• **What you will do**
Please quote every line word for word.

• **Raw data**
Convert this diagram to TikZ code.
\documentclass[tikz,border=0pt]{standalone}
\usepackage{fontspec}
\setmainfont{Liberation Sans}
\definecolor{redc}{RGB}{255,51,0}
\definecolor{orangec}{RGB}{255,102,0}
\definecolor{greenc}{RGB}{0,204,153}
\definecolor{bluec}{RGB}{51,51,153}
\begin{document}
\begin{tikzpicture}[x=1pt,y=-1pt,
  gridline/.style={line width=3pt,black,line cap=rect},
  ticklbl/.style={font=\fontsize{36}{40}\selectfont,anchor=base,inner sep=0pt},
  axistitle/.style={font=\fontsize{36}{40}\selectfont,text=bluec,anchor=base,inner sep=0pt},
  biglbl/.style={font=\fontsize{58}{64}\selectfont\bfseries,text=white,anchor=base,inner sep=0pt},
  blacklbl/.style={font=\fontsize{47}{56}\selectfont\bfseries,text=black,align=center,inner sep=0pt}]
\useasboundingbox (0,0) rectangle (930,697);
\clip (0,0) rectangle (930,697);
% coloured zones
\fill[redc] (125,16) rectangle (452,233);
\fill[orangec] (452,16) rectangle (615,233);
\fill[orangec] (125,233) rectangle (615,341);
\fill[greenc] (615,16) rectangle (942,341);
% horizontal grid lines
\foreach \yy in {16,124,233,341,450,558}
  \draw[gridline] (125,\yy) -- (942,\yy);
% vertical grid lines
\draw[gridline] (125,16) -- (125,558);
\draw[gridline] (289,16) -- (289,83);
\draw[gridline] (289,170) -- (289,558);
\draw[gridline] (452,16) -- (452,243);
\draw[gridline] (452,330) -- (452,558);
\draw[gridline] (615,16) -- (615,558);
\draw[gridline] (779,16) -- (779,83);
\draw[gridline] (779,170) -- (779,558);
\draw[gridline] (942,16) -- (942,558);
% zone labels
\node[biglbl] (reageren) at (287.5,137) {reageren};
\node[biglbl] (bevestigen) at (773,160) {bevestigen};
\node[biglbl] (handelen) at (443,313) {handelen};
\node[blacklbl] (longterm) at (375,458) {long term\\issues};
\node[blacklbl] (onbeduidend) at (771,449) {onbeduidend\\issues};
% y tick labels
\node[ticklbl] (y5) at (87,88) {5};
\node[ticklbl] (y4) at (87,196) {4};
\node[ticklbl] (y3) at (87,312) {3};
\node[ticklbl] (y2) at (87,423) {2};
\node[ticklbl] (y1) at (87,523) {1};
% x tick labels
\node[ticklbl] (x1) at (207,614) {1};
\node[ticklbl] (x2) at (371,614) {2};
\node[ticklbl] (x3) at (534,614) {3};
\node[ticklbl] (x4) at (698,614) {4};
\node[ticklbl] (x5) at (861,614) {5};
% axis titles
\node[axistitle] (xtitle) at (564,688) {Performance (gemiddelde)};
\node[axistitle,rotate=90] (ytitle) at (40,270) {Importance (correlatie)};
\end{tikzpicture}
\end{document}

• **Written response**
Convert this diagram to TikZ code.
\documentclass[tikz,border=0pt]{standalone}
\usepackage{fontspec}
\setmainfont{Liberation Sans}
\definecolor{redc}{RGB}{255,51,0}
\definecolor{orangec}{RGB}{255,102,0}
\definecolor{greenc}{RGB}{0,204,153}
\definecolor{bluec}{RGB}{51,51,153}
\begin{document}
\begin{tikzpicture}[x=1pt,y=-1pt,
  gridline/.style={line width=3pt,black,line cap=rect},
  ticklbl/.style={font=\fontsize{36}{40}\selectfont,anchor=base,inner sep=0pt},
  axistitle/.style={font=\fontsize{36}{40}\selectfont,text=bluec,anchor=base,inner sep=0pt},
  biglbl/.style={font=\fontsize{58}{64}\selectfont\bfseries,text=white,anchor=base,inner sep=0pt},
  blacklbl/.style={font=\fontsize{47}{56}\selectfont\bfseries,text=black,align=center,inner sep=0pt}]
\useasboundingbox (0,0) rectangle (930,697);
\clip (0,0) rectangle (930,697);
% coloured zones
\fill[redc] (125,16) rectangle (452,233);
\fill[orangec] (452,16) rectangle (615,233);
\fill[orangec] (125,233) rectangle (615,341);
\fill[greenc] (615,16) rectangle (942,341);
% horizontal grid lines
\foreach \yy in {16,124,233,341,450,558}
  \draw[gridline] (125,\yy) -- (942,\yy);
% vertical grid lines
\draw[gridline] (125,16) -- (125,558);
\draw[gridline] (289,16) -- (289,83);
\draw[gridline] (289,170) -- (289,558);
\draw[gridline] (452,16) -- (452,243);
\draw[gridline] (452,330) -- (452,558);
\draw[gridline] (615,16) -- (615,558);
\draw[gridline] (779,16) -- (779,83);
\draw[gridline] (779,170) -- (779,558);
\draw[gridline] (942,16) -- (942,558);
% zone labels
\node[biglbl] (reageren) at (287.5,137) {reageren};
\node[biglbl] (bevestigen) at (773,160) {bevestigen};
\node[biglbl] (handelen) at (443,313) {handelen};
\node[blacklbl] (longterm) at (375,458) {long term\\issues};
\node[blacklbl] (onbeduidend) at (771,449) {onbeduidend\\issues};
% y tick labels
\node[ticklbl] (y5) at (87,88) {5};
\node[ticklbl] (y4) at (87,196) {4};
\node[ticklbl] (y3) at (87,312) {3};
\node[ticklbl] (y2) at (87,423) {2};
\node[ticklbl] (y1) at (87,523) {1};
% x tick labels
\node[ticklbl] (x1) at (207,614) {1};
\node[ticklbl] (x2) at (371,614) {2};
\node[ticklbl] (x3) at (534,614) {3};
\node[ticklbl] (x4) at (698,614) {4};
\node[ticklbl] (x5) at (861,614) {5};
% axis titles
\node[axistitle] (xtitle) at (564,688) {Performance (gemiddelde)};
\node[axistitle,rotate=90] (ytitle) at (40,270) {Importance (correlatie)};
\end{tikzpicture}
\end{document}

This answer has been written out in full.